[TASK TO COMPLETE]
Starting at the first line of the listing below, retype each line up to and including the one that contains "n_points = 275". Leave pictures out.

[DATA SHOWN]
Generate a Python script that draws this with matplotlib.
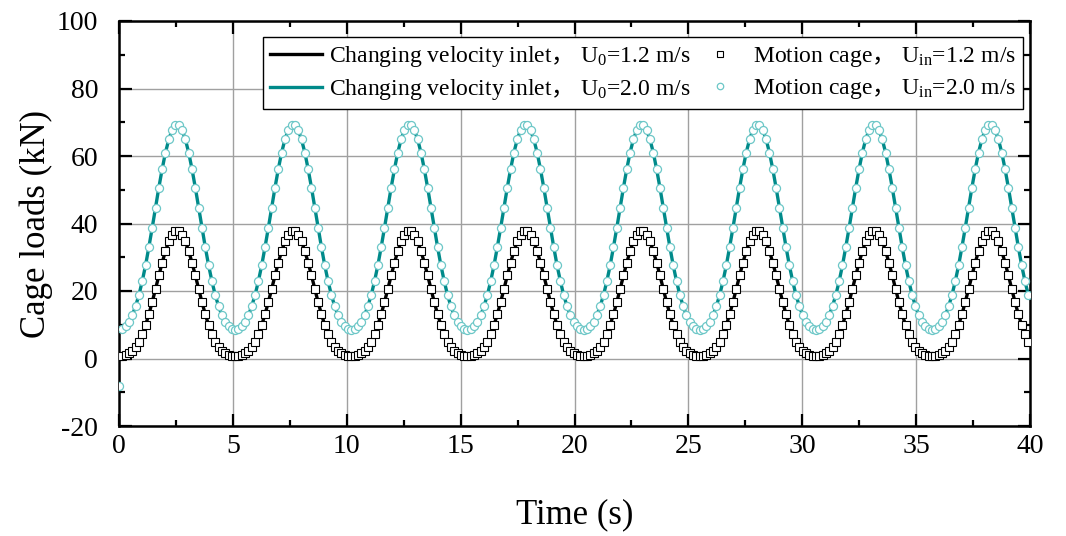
import numpy as np
import matplotlib
matplotlib.use("Agg")
import matplotlib.pyplot as plt
from matplotlib.ticker import MultipleLocator

plt.rcParams['font.family'] = ['Liberation Serif', 'Noto Sans CJK SC', 'DejaVu Sans']
plt.rcParams['mathtext.fontset'] = 'custom'
plt.rcParams['mathtext.rm'] = 'Liberation Serif'
plt.rcParams['mathtext.it'] = 'Liberation Serif:italic'
plt.rcParams['mathtext.sf'] = 'Noto Sans CJK SC'
plt.rcParams['axes.unicode_minus'] = False

# ---------------- data ----------------
dt = 0.145714          # sampling step of the plotted points (s)
n_points = 275

# Changing velocity inlet, U0 = 1.2 m/s  (kN)
inlet_12 = [
    0.7, 0.8, 1.0, 1.5, 2.2, 3.4, 5.0, 7.2, 9.9, 13.1, 16.7, 20.6, 24.6, 28.4, 31.8, 34.7, 36.7, 37.7, 37.7, 36.7, 34.7, 31.8, 28.4, 24.6, 20.6, 16.7, 13.1, 9.9, 7.2, 5.0, 3.4, 2.2, 1.5, 1.0, 0.8,
    0.7, 0.8, 1.0, 1.5, 2.2, 3.4, 5.0, 7.2, 9.9, 13.1, 16.7, 20.6, 24.6, 28.4, 31.8, 34.7, 36.7, 37.7, 37.7, 36.7, 34.7, 31.8, 28.4, 24.6, 20.6, 16.7, 13.1, 9.9, 7.2, 5.0, 3.4, 2.2, 1.5, 1.0, 0.8,
    0.7, 0.8, 1.0, 1.5, 2.2, 3.4, 5.0, 7.2, 9.9, 13.1, 16.7, 20.6, 24.6, 28.4, 31.8, 34.7, 36.7, 37.7, 37.7, 36.7, 34.7, 31.8, 28.4, 24.6, 20.6, 16.7, 13.1, 9.9, 7.2, 5.0, 3.4, 2.2, 1.5, 1.0, 0.8,
    0.7, 0.8, 1.0, 1.5, 2.2, 3.4, 5.0, 7.2, 9.9, 13.1, 16.7, 20.6, 24.6, 28.4, 31.8, 34.7, 36.7, 37.7, 37.7, 36.7, 34.7, 31.8, 28.4, 24.6, 20.6, 16.7, 13.1, 9.9, 7.2, 5.0, 3.4, 2.2, 1.5, 1.0, 0.8,
    0.7, 0.8, 1.0, 1.5, 2.2, 3.4, 5.0, 7.2, 9.9, 13.1, 16.7, 20.6, 24.6, 28.4, 31.8, 34.7, 36.7, 37.7, 37.7, 36.7, 34.7, 31.8, 28.4, 24.6, 20.6, 16.7, 13.1, 9.9, 7.2, 5.0, 3.4, 2.2, 1.5, 1.0, 0.8,
    0.7, 0.8, 1.0, 1.5, 2.2, 3.4, 5.0, 7.2, 9.9, 13.1, 16.7, 20.6, 24.6, 28.4, 31.8, 34.7, 36.7, 37.7, 37.7, 36.7, 34.7, 31.8, 28.4, 24.6, 20.6, 16.7, 13.1, 9.9, 7.2, 5.0, 3.4, 2.2, 1.5, 1.0, 0.8,
    0.7, 0.8, 1.0, 1.5, 2.2, 3.4, 5.0, 7.2, 9.9, 13.1, 16.7, 20.6, 24.6, 28.4, 31.8, 34.7, 36.7, 37.7, 37.7, 36.7, 34.7, 31.8, 28.4, 24.6, 20.6, 16.7, 13.1, 9.9, 7.2, 5.0, 3.4, 2.2, 1.5, 1.0, 0.8,
    0.7, 0.8, 1.0, 1.5, 2.2, 3.4, 5.0, 7.2, 9.9, 13.1, 16.7, 20.6, 24.6, 28.4, 31.8, 34.7, 36.7, 37.7, 37.7, 36.7, 34.7, 31.8, 28.4, 24.6, 20.6, 16.7, 13.1, 9.9, 7.2, 5.0,
]

# Changing velocity inlet, U0 = 2.0 m/s  (kN)
inlet_20 = [
    8.5, 8.8, 9.5, 10.9, 12.8, 15.5, 18.8, 22.9, 27.6, 33.0, 38.7, 44.7, 50.6, 56.1, 61.0, 64.9, 67.7, 69.1, 69.1, 67.7, 64.9, 61.0, 56.1, 50.6, 44.7, 38.7, 33.0, 27.6, 22.9, 18.8, 15.5, 12.8, 10.9, 9.5, 8.8,
    8.5, 8.8, 9.5, 10.9, 12.8, 15.5, 18.8, 22.9, 27.6, 33.0, 38.7, 44.7, 50.6, 56.1, 61.0, 64.9, 67.7, 69.1, 69.1, 67.7, 64.9, 61.0, 56.1, 50.6, 44.7, 38.7, 33.0, 27.6, 22.9, 18.8, 15.5, 12.8, 10.9, 9.5, 8.8,
    8.5, 8.8, 9.5, 10.9, 12.8, 15.5, 18.8, 22.9, 27.6, 33.0, 38.7, 44.7, 50.6, 56.1, 61.0, 64.9, 67.7, 69.1, 69.1, 67.7, 64.9, 61.0, 56.1, 50.6, 44.7, 38.7, 33.0, 27.6, 22.9, 18.8, 15.5, 12.8, 10.9, 9.5, 8.8,
    8.5, 8.8, 9.5, 10.9, 12.8, 15.5, 18.8, 22.9, 27.6, 33.0, 38.7, 44.7, 50.6, 56.1, 61.0, 64.9, 67.7, 69.1, 69.1, 67.7, 64.9, 61.0, 56.1, 50.6, 44.7, 38.7, 33.0, 27.6, 22.9, 18.8, 15.5, 12.8, 10.9, 9.5, 8.8,
    8.5, 8.8, 9.5, 10.9, 12.8, 15.5, 18.8, 22.9, 27.6, 33.0, 38.7, 44.7, 50.6, 56.1, 61.0, 64.9, 67.7, 69.1, 69.1, 67.7, 64.9, 61.0, 56.1, 50.6, 44.7, 38.7, 33.0, 27.6, 22.9, 18.8, 15.5, 12.8, 10.9, 9.5, 8.8,
    8.5, 8.8, 9.5, 10.9, 12.8, 15.5, 18.8, 22.9, 27.6, 33.0, 38.7, 44.7, 50.6, 56.1, 61.0, 64.9, 67.7, 69.1, 69.1, 67.7, 64.9, 61.0, 56.1, 50.6, 44.7, 38.7, 33.0, 27.6, 22.9, 18.8, 15.5, 12.8, 10.9, 9.5, 8.8,
    8.5, 8.8, 9.5, 10.9, 12.8, 15.5, 18.8, 22.9, 27.6, 33.0, 38.7, 44.7, 50.6, 56.1, 61.0, 64.9, 67.7, 69.1, 69.1, 67.7, 64.9, 61.0, 56.1, 50.6, 44.7, 38.7, 33.0, 27.6, 22.9, 18.8, 15.5, 12.8, 10.9, 9.5, 8.8,
    8.5, 8.8, 9.5, 10.9, 12.8, 15.5, 18.8, 22.9, 27.6, 33.0, 38.7, 44.7, 50.6, 56.1, 61.0, 64.9, 67.7, 69.1, 69.1, 67.7, 64.9, 61.0, 56.1, 50.6, 44.7, 38.7, 33.0, 27.6, 22.9, 18.8,
]

# Motion cage results coincide with the inlet curves, except the first
# (start-up) point of the U_in = 2.0 m/s case
cage_12 = list(inlet_12)
cage_20_first = -8.0
cage_20 = [cage_20_first] + list(inlet_20[1:])

x_ticks = [0, 5, 10, 15, 20, 25, 30, 35, 40]
y_ticks = [-20, 0, 20, 40, 60, 80, 100]

# fullwidth comma drawn through the CJK font (mathtext sf slot)
label_inlet_12 = 'Changing velocity inlet$\\mathsf{，}$ U$_0$=1.2 m/s'
label_inlet_20 = 'Changing velocity inlet$\\mathsf{，}$ U$_0$=2.0 m/s'
label_cage_12 = 'Motion cage$\\mathsf{，}$ U$_{\\mathrm{in}}$=1.2 m/s'
label_cage_20 = 'Motion cage$\\mathsf{，}$ U$_{\\mathrm{in}}$=2.0 m/s'

time_s = np.arange(n_points) * dt

# ---------------- figure ----------------
fig = plt.figure(figsize=(10.66, 5.36), dpi=100)
ax = fig.add_axes([119 / 1066, 1 - 426 / 536, (1030 - 119) / 1066, (426 - 21) / 536])

teal = '#008A8A'
light_teal = '#6CC7C7'

l1, = ax.plot(time_s, inlet_12, color='black', lw=2.4, zorder=3, label=label_inlet_12)
l2, = ax.plot(time_s, inlet_20, color=teal, lw=2.4, zorder=3, label=label_inlet_20)
m1, = ax.plot(time_s, cage_12, ls='none', marker='s', ms=5.6, mfc='white', mec='black',
              mew=0.8, zorder=4, label=label_cage_12)
m2, = ax.plot(time_s, cage_20, ls='none', marker='o', ms=5.8, mfc='white', mec=light_teal,
              mew=0.9, zorder=4, label=label_cage_20)

ax.set_xlim(0, 40)
ax.set_ylim(-20, 100)
ax.set_xticks(x_ticks)
ax.set_yticks(y_ticks)
ax.xaxis.set_minor_locator(MultipleLocator(2.5))
ax.yaxis.set_minor_locator(MultipleLocator(10))

ax.grid(True, which='major', color='#a0a0a0', lw=1.0, zorder=0)
ax.set_axisbelow(True)

for s in ax.spines.values():
    s.set_linewidth(1.8)
    s.set_color('black')

ax.tick_params(which='both', direction='in', top=True, right=True, width=1.6)
ax.tick_params(which='major', length=9)
ax.tick_params(which='minor', length=4.5)
ax.tick_params(axis='x', which='major', labelsize=20, pad=6)
ax.tick_params(axis='y', which='major', labelsize=20, pad=15)

ax.set_xlabel('Time (s)', fontsize=25, va='center')
ax.set_ylabel('Cage loads (kN)', fontsize=25, va='center')
ax.xaxis.set_label_coords(0.5, (426 - 515) / 405)
ax.yaxis.set_label_coords((36 - 119) / 911, 0.5)

leg = ax.legend(handles=[l1, l2, m1, m2], ncol=2, loc='upper right',
                bbox_to_anchor=((1023 - 119) / 911, (426 - 37) / 405),
                borderaxespad=0, fontsize=17, frameon=True, fancybox=False,
                edgecolor='black', framealpha=1, handlelength=2.2, handletextpad=0.3,
                columnspacing=0.15, labelspacing=0.35, borderpad=0.3, markerscale=0.8)
leg.get_frame().set_linewidth(1.0)
leg.set_zorder(10)

fig.savefig('out.png', dpi=100)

[OUTPUT]
Generate a Python script that draws this with matplotlib.
import numpy as np
import matplotlib
matplotlib.use("Agg")
import matplotlib.pyplot as plt
from matplotlib.ticker import MultipleLocator

plt.rcParams['font.family'] = ['Liberation Serif', 'Noto Sans CJK SC', 'DejaVu Sans']
plt.rcParams['mathtext.fontset'] = 'custom'
plt.rcParams['mathtext.rm'] = 'Liberation Serif'
plt.rcParams['mathtext.it'] = 'Liberation Serif:italic'
plt.rcParams['mathtext.sf'] = 'Noto Sans CJK SC'
plt.rcParams['axes.unicode_minus'] = False

# ---------------- data ----------------
dt = 0.145714          # sampling step of the plotted points (s)
n_points = 275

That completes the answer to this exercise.